The second section was a stunning solo by Phylicia Roybal, filled with intensity in a dance of meditation to plaintive Spanish songs. Section three brought the three couples back in a symbolic narrative of death and a kind of transfiguration, each dancer carrying a single flower and rising from the floor to lift one dancer above at center stage as the lights faded.
Dahlberg's “You Can't Sit Wit Us,” to music by Devothcka and Yann Tiersanna, demonstrated more aspects of the company's new dance vocabulary.
Two dancers, male and female, moved in the strong, muscular style of the jazz idiom, when nine dancers entered in a slick, hippy grouping, then froze, flicking only their hands at the solo woman as though shunning and ushering her away.
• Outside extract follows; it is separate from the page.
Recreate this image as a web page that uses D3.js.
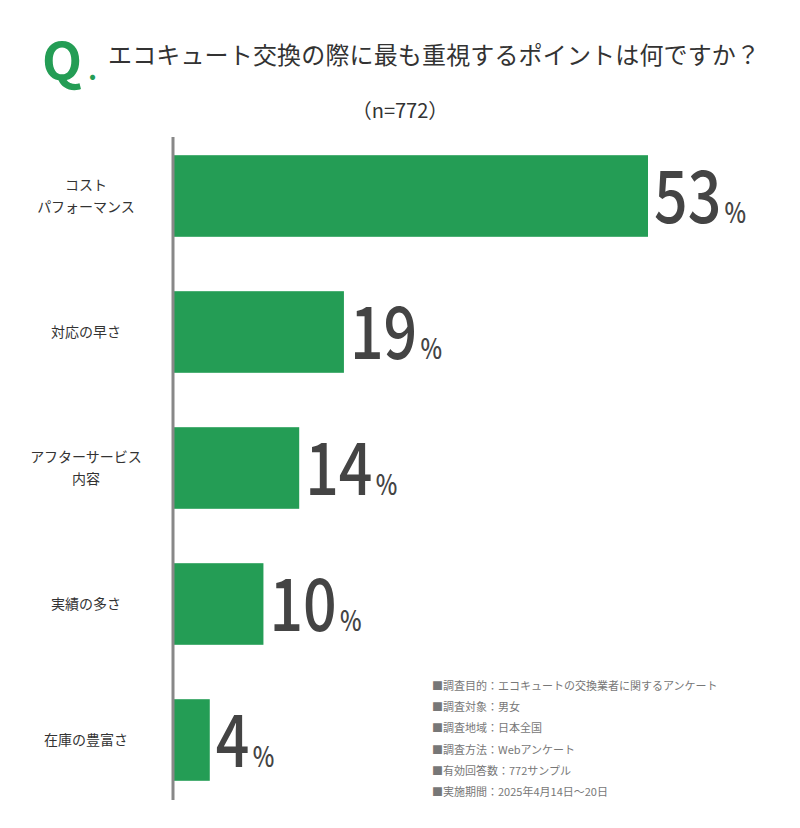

Dahlberg continues to blend in a more modern, contemporary style here with hand gestures such as clasping the chest, or vibrating the fingers to suggest suppressed anger.
Gustafson dedicated “Benediction” to her mother and father in a close, very intimate duet with an almost ceremonial mood to the Portuguese “Canca De Embalar: José Embala O Menino” by Montserrat Figueras. Slow backward leans and lunges became a repeated motif in the duet, the dancers sometimes sliding under each other's extended hand and arm to touch more closely.
Gionfriddo and Uhlemann created a gentle chemistry between them that was visually compelling and emotionally true.
“Flying by the Seat…(of our dance),” choreographed by Stewart and the dancers, brought the concert to a close with the seemingly wild abandon of jazzy, hip-hop street dance in six sections, to a soundtrack designed by DJ Sablazo. Here the more stately modern vocabulary fused violent, percussive movement with a high-energy expressive quality that was almost convulsive.
Phylicia Roybal exploded with acrobatic energy in her solo sections, while David Johnson and Spencer Toll twisted their bodies in fast gyrations, full of exciting macho vitality in the fourth, “Simmer Down” section.
This was a dynamic and thoughtful performance by a fine, gifted and professional dance company. I hope they will visit more often.